◆ Task objective ◆
Pictures within the data are to be left out; everything else must be reproduced exactly.

◆ Given information ◆
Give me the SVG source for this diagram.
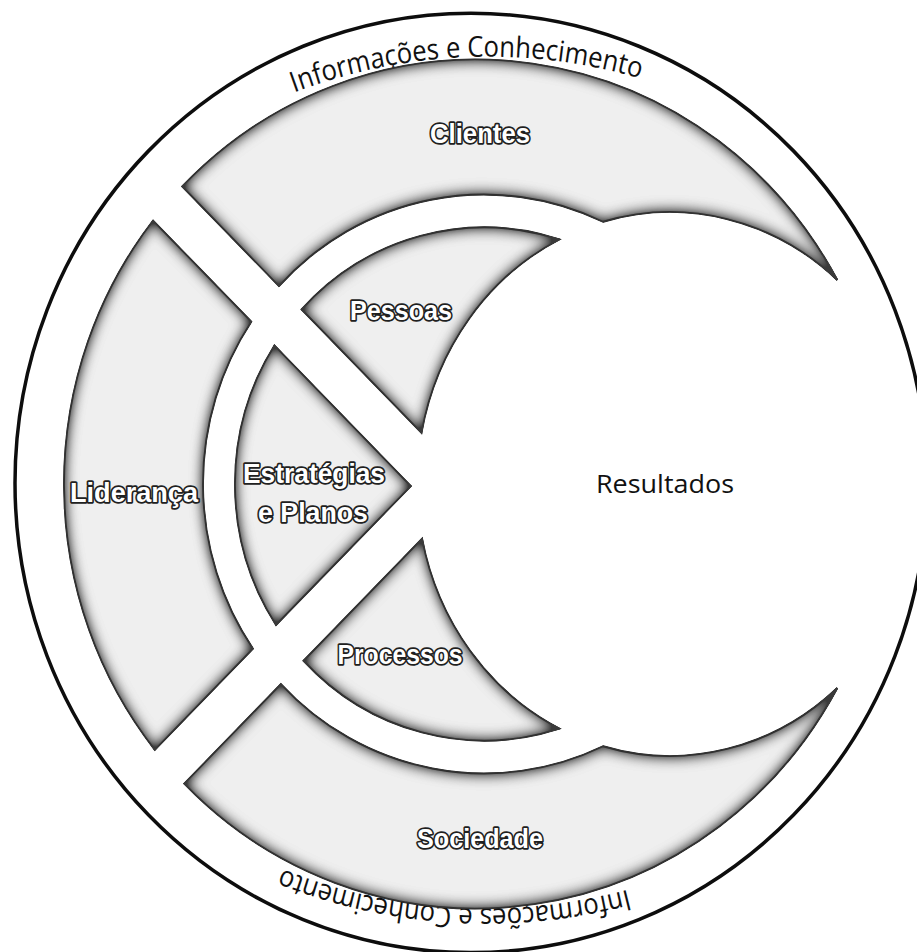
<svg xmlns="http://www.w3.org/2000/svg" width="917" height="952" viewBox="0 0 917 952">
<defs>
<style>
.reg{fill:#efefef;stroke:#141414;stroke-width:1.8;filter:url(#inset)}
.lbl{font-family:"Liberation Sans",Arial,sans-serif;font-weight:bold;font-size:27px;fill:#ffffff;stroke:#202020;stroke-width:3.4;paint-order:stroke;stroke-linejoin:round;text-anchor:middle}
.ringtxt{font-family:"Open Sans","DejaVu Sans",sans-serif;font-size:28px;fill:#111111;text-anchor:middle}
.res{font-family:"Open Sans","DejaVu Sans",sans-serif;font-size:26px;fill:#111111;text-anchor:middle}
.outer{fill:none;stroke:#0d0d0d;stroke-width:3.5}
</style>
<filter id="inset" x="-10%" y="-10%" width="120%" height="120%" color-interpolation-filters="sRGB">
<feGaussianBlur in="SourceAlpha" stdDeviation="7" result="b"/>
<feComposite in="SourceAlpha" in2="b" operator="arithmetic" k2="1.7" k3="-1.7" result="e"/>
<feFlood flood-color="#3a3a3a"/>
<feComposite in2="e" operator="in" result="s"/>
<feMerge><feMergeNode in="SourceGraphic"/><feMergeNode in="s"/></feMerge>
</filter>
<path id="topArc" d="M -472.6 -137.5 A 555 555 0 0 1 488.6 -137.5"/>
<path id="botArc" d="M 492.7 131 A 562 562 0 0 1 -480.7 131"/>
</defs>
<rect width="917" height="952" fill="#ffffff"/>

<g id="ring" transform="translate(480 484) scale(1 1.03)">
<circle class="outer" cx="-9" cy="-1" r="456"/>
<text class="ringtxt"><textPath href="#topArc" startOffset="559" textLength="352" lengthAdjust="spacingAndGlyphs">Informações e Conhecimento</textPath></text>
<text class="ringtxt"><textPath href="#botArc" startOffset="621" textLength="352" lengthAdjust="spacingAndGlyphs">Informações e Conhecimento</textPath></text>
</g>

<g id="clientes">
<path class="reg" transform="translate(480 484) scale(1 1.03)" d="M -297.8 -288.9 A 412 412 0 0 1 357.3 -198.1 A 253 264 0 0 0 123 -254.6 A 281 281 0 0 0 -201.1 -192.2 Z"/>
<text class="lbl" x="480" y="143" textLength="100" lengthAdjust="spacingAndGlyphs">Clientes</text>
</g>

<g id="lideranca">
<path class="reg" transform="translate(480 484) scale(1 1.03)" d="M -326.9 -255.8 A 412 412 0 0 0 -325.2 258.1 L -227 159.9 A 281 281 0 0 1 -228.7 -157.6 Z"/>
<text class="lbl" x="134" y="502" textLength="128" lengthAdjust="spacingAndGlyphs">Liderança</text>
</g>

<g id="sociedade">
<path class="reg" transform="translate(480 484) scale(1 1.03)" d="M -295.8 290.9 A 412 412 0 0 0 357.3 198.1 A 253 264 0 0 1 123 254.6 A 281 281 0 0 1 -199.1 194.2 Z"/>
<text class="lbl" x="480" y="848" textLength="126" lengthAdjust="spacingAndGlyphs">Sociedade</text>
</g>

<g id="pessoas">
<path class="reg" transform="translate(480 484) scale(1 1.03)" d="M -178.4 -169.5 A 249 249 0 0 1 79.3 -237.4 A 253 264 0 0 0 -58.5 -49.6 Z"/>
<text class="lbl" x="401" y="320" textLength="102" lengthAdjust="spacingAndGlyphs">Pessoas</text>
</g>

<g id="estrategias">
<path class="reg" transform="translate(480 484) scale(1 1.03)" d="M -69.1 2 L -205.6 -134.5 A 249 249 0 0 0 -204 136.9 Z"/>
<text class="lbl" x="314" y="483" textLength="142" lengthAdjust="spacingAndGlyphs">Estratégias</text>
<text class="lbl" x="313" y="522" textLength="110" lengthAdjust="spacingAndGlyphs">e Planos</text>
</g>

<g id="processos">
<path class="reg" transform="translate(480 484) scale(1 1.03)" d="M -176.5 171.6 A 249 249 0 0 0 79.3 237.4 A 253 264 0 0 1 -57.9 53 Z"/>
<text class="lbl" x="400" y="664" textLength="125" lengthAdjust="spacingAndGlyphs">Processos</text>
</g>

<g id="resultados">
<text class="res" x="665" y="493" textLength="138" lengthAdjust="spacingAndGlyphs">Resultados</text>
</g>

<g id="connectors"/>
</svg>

◆ The result ◆
Give me the SVG source for this diagram.
<svg xmlns="http://www.w3.org/2000/svg" width="917" height="952" viewBox="0 0 917 952">
<defs>
<style>
.reg{fill:#efefef;stroke:#141414;stroke-width:1.8;filter:url(#inset)}
.lbl{font-family:"Liberation Sans",Arial,sans-serif;font-weight:bold;font-size:27px;fill:#ffffff;stroke:#202020;stroke-width:3.4;paint-order:stroke;stroke-linejoin:round;text-anchor:middle}
.ringtxt{font-family:"Open Sans","DejaVu Sans",sans-serif;font-size:28px;fill:#111111;text-anchor:middle}
.res{font-family:"Open Sans","DejaVu Sans",sans-serif;font-size:26px;fill:#111111;text-anchor:middle}
.outer{fill:none;stroke:#0d0d0d;stroke-width:3.5}
</style>
<filter id="inset" x="-10%" y="-10%" width="120%" height="120%" color-interpolation-filters="sRGB">
<feGaussianBlur in="SourceAlpha" stdDeviation="7" result="b"/>
<feComposite in="SourceAlpha" in2="b" operator="arithmetic" k2="1.7" k3="-1.7" result="e"/>
<feFlood flood-color="#3a3a3a"/>
<feComposite in2="e" operator="in" result="s"/>
<feMerge><feMergeNode in="SourceGraphic"/><feMergeNode in="s"/></feMerge>
</filter>
<path id="topArc" d="M -472.6 -137.5 A 555 555 0 0 1 488.6 -137.5"/>
<path id="botArc" d="M 492.7 131 A 562 562 0 0 1 -480.7 131"/>
</defs>
<rect width="917" height="952" fill="#ffffff"/>

<g id="ring" transform="translate(480 484) scale(1 1.03)">
<circle class="outer" cx="-9" cy="-1" r="456"/>
<text class="ringtxt"><textPath href="#topArc" startOffset="559" textLength="352" lengthAdjust="spacingAndGlyphs">Informações e Conhecimento</textPath></text>
<text class="ringtxt"><textPath href="#botArc" startOffset="621" textLength="352" lengthAdjust="spacingAndGlyphs">Informações e Conhecimento</textPath></text>
</g>

<g id="clientes">
<path class="reg" transform="translate(480 484) scale(1 1.03)" d="M -297.8 -288.9 A 412 412 0 0 1 357.3 -198.1 A 253 264 0 0 0 123 -254.6 A 281 281 0 0 0 -201.1 -192.2 Z"/>
<text class="lbl" x="480" y="143" textLength="100" lengthAdjust="spacingAndGlyphs">Clientes</text>
</g>

<g id="lideranca">
<path class="reg" transform="translate(480 484) scale(1 1.03)" d="M -326.9 -255.8 A 412 412 0 0 0 -325.2 258.1 L -227 159.9 A 281 281 0 0 1 -228.7 -157.6 Z"/>
<text class="lbl" x="134" y="502" textLength="128" lengthAdjust="spacingAndGlyphs">Liderança</text>
</g>

<g id="sociedade">
<path class="reg" transform="translate(480 484) scale(1 1.03)" d="M -295.8 290.9 A 412 412 0 0 0 357.3 198.1 A 253 264 0 0 1 123 254.6 A 281 281 0 0 1 -199.1 194.2 Z"/>
<text class="lbl" x="480" y="848" textLength="126" lengthAdjust="spacingAndGlyphs">Sociedade</text>
</g>

<g id="pessoas">
<path class="reg" transform="translate(480 484) scale(1 1.03)" d="M -178.4 -169.5 A 249 249 0 0 1 79.3 -237.4 A 253 264 0 0 0 -58.5 -49.6 Z"/>
<text class="lbl" x="401" y="320" textLength="102" lengthAdjust="spacingAndGlyphs">Pessoas</text>
</g>

<g id="estrategias">
<path class="reg" transform="translate(480 484) scale(1 1.03)" d="M -69.1 2 L -205.6 -134.5 A 249 249 0 0 0 -204 136.9 Z"/>
<text class="lbl" x="314" y="483" textLength="142" lengthAdjust="spacingAndGlyphs">Estratégias</text>
<text class="lbl" x="313" y="522" textLength="110" lengthAdjust="spacingAndGlyphs">e Planos</text>
</g>

<g id="processos">
<path class="reg" transform="translate(480 484) scale(1 1.03)" d="M -176.5 171.6 A 249 249 0 0 0 79.3 237.4 A 253 264 0 0 1 -57.9 53 Z"/>
<text class="lbl" x="400" y="664" textLength="125" lengthAdjust="spacingAndGlyphs">Processos</text>
</g>

<g id="resultados">
<text class="res" x="665" y="493" textLength="138" lengthAdjust="spacingAndGlyphs">Resultados</text>
</g>

<g id="connectors"/>
</svg>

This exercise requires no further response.